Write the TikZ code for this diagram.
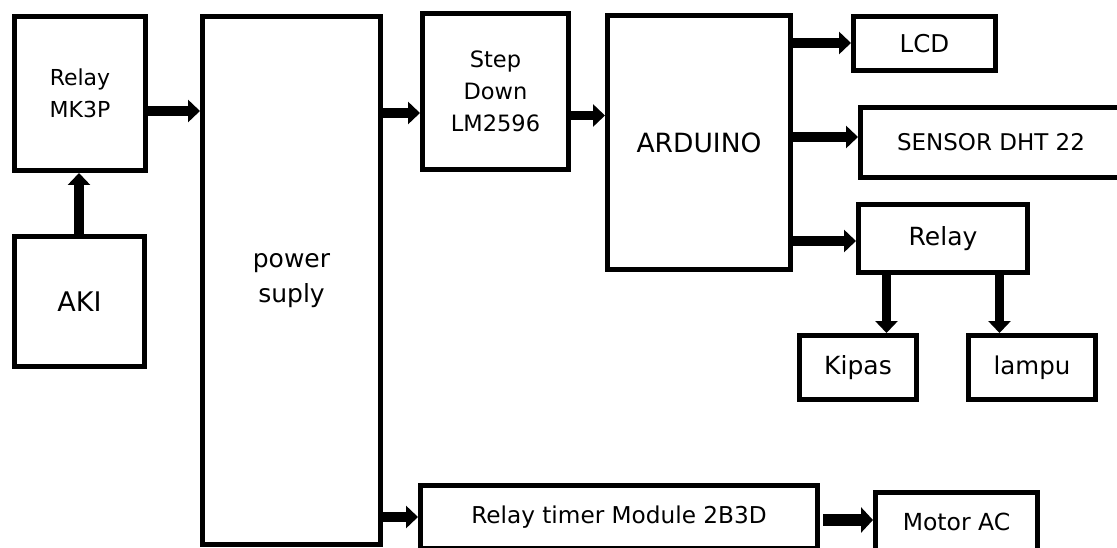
\documentclass[tikz,border=0pt]{standalone}
\usepackage{fontspec}
\setmainfont{DejaVu Sans}
\usetikzlibrary{arrows.meta}
\begin{document}
\begin{tikzpicture}[x=1pt,y=1pt,
  blk/.style={draw, line width=5pt, rectangle, inner sep=0pt, align=center},
  arr/.style={line width=9.5pt, -{Triangle[width=22pt,length=12pt]}},
  fs/.style={font=\fontsize{#1pt}{34pt}\selectfont}]
\useasboundingbox (0,0) rectangle (1117,-548);
\clip (0,0) rectangle (1117,-548);
% blocks
\node[blk, font=\fontsize{22pt}{32pt}\selectfont, minimum width=131, minimum height=154] (mk3p) at (80,-93.5) {Relay\\MK3P};
\node[blk, fs=27,   minimum width=130, minimum height=130] (aki)     at (79.5,-301.5) {AKI};
\node[blk, font=\fontsize{25pt}{35pt}\selectfont, minimum width=178, minimum height=528] (power) at (291.5,-280.5) {power\\suply};
\node[blk, font=\fontsize{22.5pt}{31.7pt}\selectfont, minimum width=146, minimum height=156] (step) at (495.5,-91.5) {Step\\Down\\LM2596};
\node[blk, fs=26.5, minimum width=183, minimum height=254] (arduino) at (699,-142.5)  {ARDUINO};
\node[blk, fs=24.5, minimum width=142, minimum height=54]  (lcd)     at (924.5,-43.5) {LCD};
\node[blk, fs=23,   minimum width=261, minimum height=70]  (sensor)  at (991,-142.5)  {SENSOR DHT 22};
\node[blk, fs=25,   minimum width=169, minimum height=68]  (relay)   at (943,-238.5)  {Relay};
\node[blk, fs=25,   minimum width=117, minimum height=64]  (kipas)   at (858,-367.5)  {Kipas};
\node[blk, fs=24.5, minimum width=127, minimum height=64]  (lampu)   at (1032,-367.5) {lampu};
\node[blk, fs=23.2, minimum width=397, minimum height=63]  (timer)   at (619,-517)    {Relay timer Module 2B3D};
\node[blk, fs=23.5, minimum width=162, minimum height=59]  (motor)   at (956.5,-522)  {Motor AC};
% connector levels
\coordinate (l1) at (0,-111);
\coordinate (l2) at (0,-113);
\coordinate (l3) at (0,-115.5);
\coordinate (l4) at (0,-43);
\coordinate (l5) at (0,-137);
\coordinate (l6) at (0,-241);
\coordinate (l7) at (0,-517);
\coordinate (l8) at (0,-520);
\coordinate (v1) at (79,0);
\coordinate (v2) at (886.5,0);
\coordinate (v3) at (999.5,0);
% connectors
\draw[arr] (aki.north -| v1) -- (mk3p.south -| v1);
\draw[arr] (mk3p.east |- l1) -- (power.west |- l1);
\draw[arr] (power.east |- l2) -- (step.west |- l2);
\draw[arr] (step.east |- l3) -- (arduino.west |- l3);
\draw[arr] (arduino.east |- l4) -- (lcd.west |- l4);
\draw[arr] (arduino.east |- l5) -- (sensor.west |- l5);
\draw[arr] (arduino.east |- l6) -- (relay.west |- l6);
\draw[arr] (relay.south -| v2) -- (kipas.north -| v2);
\draw[arr] (relay.south -| v3) -- (lampu.north -| v3);
\draw[arr] (power.east |- l7) -- (timer.west |- l7);
\draw[arr, line width=12pt, shorten <=3pt, -{Triangle[width=25pt,length=12pt]}] (timer.east |- l8) -- (motor.west |- l8);
\end{tikzpicture}
\end{document}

------------------------------

» THE TASK:
Without the pictures, copy the material exactly as given.

» WRITTEN ANSWER:
Write the TikZ code for this diagram.
\documentclass[tikz,border=0pt]{standalone}
\usepackage{fontspec}
\setmainfont{DejaVu Sans}
\usetikzlibrary{arrows.meta}
\begin{document}
\begin{tikzpicture}[x=1pt,y=1pt,
  blk/.style={draw, line width=5pt, rectangle, inner sep=0pt, align=center},
  arr/.style={line width=9.5pt, -{Triangle[width=22pt,length=12pt]}},
  fs/.style={font=\fontsize{#1pt}{34pt}\selectfont}]
\useasboundingbox (0,0) rectangle (1117,-548);
\clip (0,0) rectangle (1117,-548);
% blocks
\node[blk, font=\fontsize{22pt}{32pt}\selectfont, minimum width=131, minimum height=154] (mk3p) at (80,-93.5) {Relay\\MK3P};
\node[blk, fs=27,   minimum width=130, minimum height=130] (aki)     at (79.5,-301.5) {AKI};
\node[blk, font=\fontsize{25pt}{35pt}\selectfont, minimum width=178, minimum height=528] (power) at (291.5,-280.5) {power\\suply};
\node[blk, font=\fontsize{22.5pt}{31.7pt}\selectfont, minimum width=146, minimum height=156] (step) at (495.5,-91.5) {Step\\Down\\LM2596};
\node[blk, fs=26.5, minimum width=183, minimum height=254] (arduino) at (699,-142.5)  {ARDUINO};
\node[blk, fs=24.5, minimum width=142, minimum height=54]  (lcd)     at (924.5,-43.5) {LCD};
\node[blk, fs=23,   minimum width=261, minimum height=70]  (sensor)  at (991,-142.5)  {SENSOR DHT 22};
\node[blk, fs=25,   minimum width=169, minimum height=68]  (relay)   at (943,-238.5)  {Relay};
\node[blk, fs=25,   minimum width=117, minimum height=64]  (kipas)   at (858,-367.5)  {Kipas};
\node[blk, fs=24.5, minimum width=127, minimum height=64]  (lampu)   at (1032,-367.5) {lampu};
\node[blk, fs=23.2, minimum width=397, minimum height=63]  (timer)   at (619,-517)    {Relay timer Module 2B3D};
\node[blk, fs=23.5, minimum width=162, minimum height=59]  (motor)   at (956.5,-522)  {Motor AC};
% connector levels
\coordinate (l1) at (0,-111);
\coordinate (l2) at (0,-113);
\coordinate (l3) at (0,-115.5);
\coordinate (l4) at (0,-43);
\coordinate (l5) at (0,-137);
\coordinate (l6) at (0,-241);
\coordinate (l7) at (0,-517);
\coordinate (l8) at (0,-520);
\coordinate (v1) at (79,0);
\coordinate (v2) at (886.5,0);
\coordinate (v3) at (999.5,0);
% connectors
\draw[arr] (aki.north -| v1) -- (mk3p.south -| v1);
\draw[arr] (mk3p.east |- l1) -- (power.west |- l1);
\draw[arr] (power.east |- l2) -- (step.west |- l2);
\draw[arr] (step.east |- l3) -- (arduino.west |- l3);
\draw[arr] (arduino.east |- l4) -- (lcd.west |- l4);
\draw[arr] (arduino.east |- l5) -- (sensor.west |- l5);
\draw[arr] (arduino.east |- l6) -- (relay.west |- l6);
\draw[arr] (relay.south -| v2) -- (kipas.north -| v2);
\draw[arr] (relay.south -| v3) -- (lampu.north -| v3);
\draw[arr] (power.east |- l7) -- (timer.west |- l7);
\draw[arr, line width=12pt, shorten <=3pt, -{Triangle[width=25pt,length=12pt]}] (timer.east |- l8) -- (motor.west |- l8);
\end{tikzpicture}
\end{document}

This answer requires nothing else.